A list of 10,000 engaged subscribers who open, read, and act on your emails is worth more commercially than a list of 100,000 contacts who barely notice you are there.
The re-engagement imperative
Every email list contains a segment of subscribers who signed up, engaged briefly, and then went quiet. Left in the list, these inactive contacts suppress your average engagement metrics and create deliverability drag. Addressed proactively — through re-engagement campaigns designed to win back attention or confirm disinterest — they either become active again or are removed cleanly, improving the health of the list and the performance of everything you send to those who remain.
Building a list worth having
The most important decision in email list building is the quality of the acquisition method. A list built through lead magnets that attract the specific audience you want to serve — tools, templates, research, frameworks with genuine utility — grows more slowly than a list built through competitions or broad incentives, but it builds an audience with a direct relationship to your core value proposition. Those subscribers convert at higher rates, refer more often, and stay subscribed longer. The slower-built list is almost always the more valuable asset.
The second most important decision is what you send. Subscribers who joined because of a specific promise — expert analysis, practical frameworks, industry intelligence — stay subscribed when you keep that promise and disengage when you do not. Most email list churn is not the result of audience fatigue with email. It is the result of audience disappointment with the specific emails being sent. Review your average open rate by email type.
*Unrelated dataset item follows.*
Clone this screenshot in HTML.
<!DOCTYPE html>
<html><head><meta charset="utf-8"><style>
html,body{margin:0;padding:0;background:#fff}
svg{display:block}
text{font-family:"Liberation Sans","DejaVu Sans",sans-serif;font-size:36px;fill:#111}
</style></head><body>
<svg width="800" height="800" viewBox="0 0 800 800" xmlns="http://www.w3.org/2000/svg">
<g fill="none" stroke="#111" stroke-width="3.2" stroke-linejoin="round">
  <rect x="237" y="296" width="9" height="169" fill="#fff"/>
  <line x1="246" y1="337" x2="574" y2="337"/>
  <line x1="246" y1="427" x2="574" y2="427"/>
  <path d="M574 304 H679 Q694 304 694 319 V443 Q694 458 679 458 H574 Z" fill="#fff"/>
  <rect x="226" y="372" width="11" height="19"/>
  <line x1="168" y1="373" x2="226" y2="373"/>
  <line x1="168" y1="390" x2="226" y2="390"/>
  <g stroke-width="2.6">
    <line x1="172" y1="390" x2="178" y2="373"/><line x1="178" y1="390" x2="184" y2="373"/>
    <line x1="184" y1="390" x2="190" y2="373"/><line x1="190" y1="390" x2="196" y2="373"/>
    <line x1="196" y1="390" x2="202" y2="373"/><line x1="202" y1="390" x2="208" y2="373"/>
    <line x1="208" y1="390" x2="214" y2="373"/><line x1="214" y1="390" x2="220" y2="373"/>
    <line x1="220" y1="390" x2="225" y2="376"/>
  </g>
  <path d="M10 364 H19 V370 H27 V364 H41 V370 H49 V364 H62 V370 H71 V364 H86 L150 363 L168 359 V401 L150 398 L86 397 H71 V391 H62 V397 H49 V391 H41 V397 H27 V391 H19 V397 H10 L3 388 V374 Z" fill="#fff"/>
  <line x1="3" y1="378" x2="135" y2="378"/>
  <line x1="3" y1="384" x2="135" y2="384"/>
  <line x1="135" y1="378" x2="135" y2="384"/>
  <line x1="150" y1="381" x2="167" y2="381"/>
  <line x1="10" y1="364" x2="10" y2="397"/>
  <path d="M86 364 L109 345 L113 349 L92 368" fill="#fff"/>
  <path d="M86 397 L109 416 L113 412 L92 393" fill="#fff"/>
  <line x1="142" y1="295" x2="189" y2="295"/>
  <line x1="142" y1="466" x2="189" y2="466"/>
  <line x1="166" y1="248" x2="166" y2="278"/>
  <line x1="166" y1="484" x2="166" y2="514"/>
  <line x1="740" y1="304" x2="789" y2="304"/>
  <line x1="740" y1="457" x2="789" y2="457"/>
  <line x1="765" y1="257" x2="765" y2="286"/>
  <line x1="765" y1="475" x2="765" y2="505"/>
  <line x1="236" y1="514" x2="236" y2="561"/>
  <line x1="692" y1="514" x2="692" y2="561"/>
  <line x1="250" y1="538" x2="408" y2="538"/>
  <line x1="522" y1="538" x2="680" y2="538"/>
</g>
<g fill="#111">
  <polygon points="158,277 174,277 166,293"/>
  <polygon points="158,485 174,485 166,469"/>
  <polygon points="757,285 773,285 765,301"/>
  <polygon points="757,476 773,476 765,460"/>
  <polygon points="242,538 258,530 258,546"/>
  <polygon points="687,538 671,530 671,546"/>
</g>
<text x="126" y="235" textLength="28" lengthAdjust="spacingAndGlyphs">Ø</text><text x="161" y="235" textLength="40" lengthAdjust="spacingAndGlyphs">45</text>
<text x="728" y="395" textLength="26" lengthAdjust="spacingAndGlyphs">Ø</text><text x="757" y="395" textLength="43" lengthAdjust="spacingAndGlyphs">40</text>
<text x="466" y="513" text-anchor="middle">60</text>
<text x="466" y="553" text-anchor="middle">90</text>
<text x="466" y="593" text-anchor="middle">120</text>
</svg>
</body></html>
The types with the highest open rates tell you what your audience actually joined to receive. Produce more of those.
Segmentation as the multiplier
The most consistent way to improve email performance without increasing send volume is segmentation — dividing the list into sub-groups and sending content that is relevant to the specific interests, behaviours, or purchase stage of each group. Even basic segmentation — distinguishing between subscribers who have never purchased and those who have, or between those who joined from a specific lead magnet and those who subscribed via the website — typically produces significant improvements in open rate, click-through rate, and conversion. The technical barrier to segmentation is low in any modern email platform. The organisational barrier — the discipline of maintaining clean segments and producing genuinely different content for them — is where most teams fall short.
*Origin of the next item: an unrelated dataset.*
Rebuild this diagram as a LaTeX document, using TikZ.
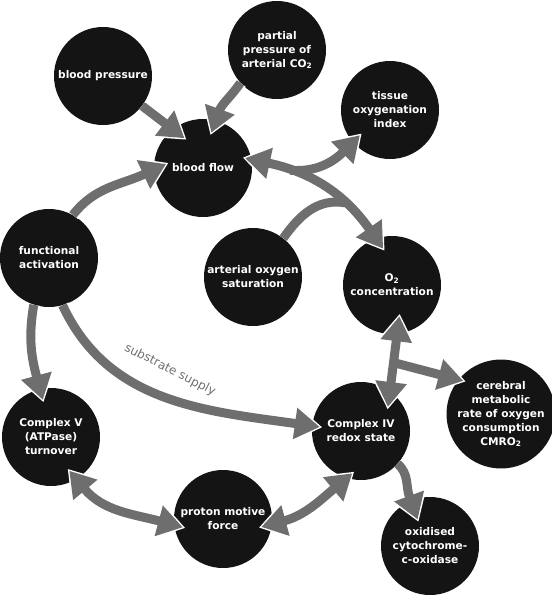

What to prioritise in the next 90 days
If your email programme has been running on autopilot, three interventions will deliver the most improvement in the shortest time. First, run a list health audit: segment your list by engagement level and identify the inactive portion — those who have not opened in 90 or more days. Run a re-engagement campaign to that segment and remove the unresponsive contacts. Second, review your last 12 months of email sends by open rate and identify the three highest performers. Identify what they have in common — topic, format, tone, timing — and build more of that into your regular programme. Third, create one new entry point — a lead magnet, a resource, a tool — that attracts the specific type of subscriber who is most likely to become a customer. Make quality acquisition a deliberate discipline rather than a background process.
The email list is the most durable thing you can build in marketing. It survives platform changes, algorithm updates, and economic cycles. The brands that have built strong, healthy, engaged lists are the ones that can weather disruption in other channels without crisis. That is an asset worth building deliberately, protecting carefully, and investing in consistently.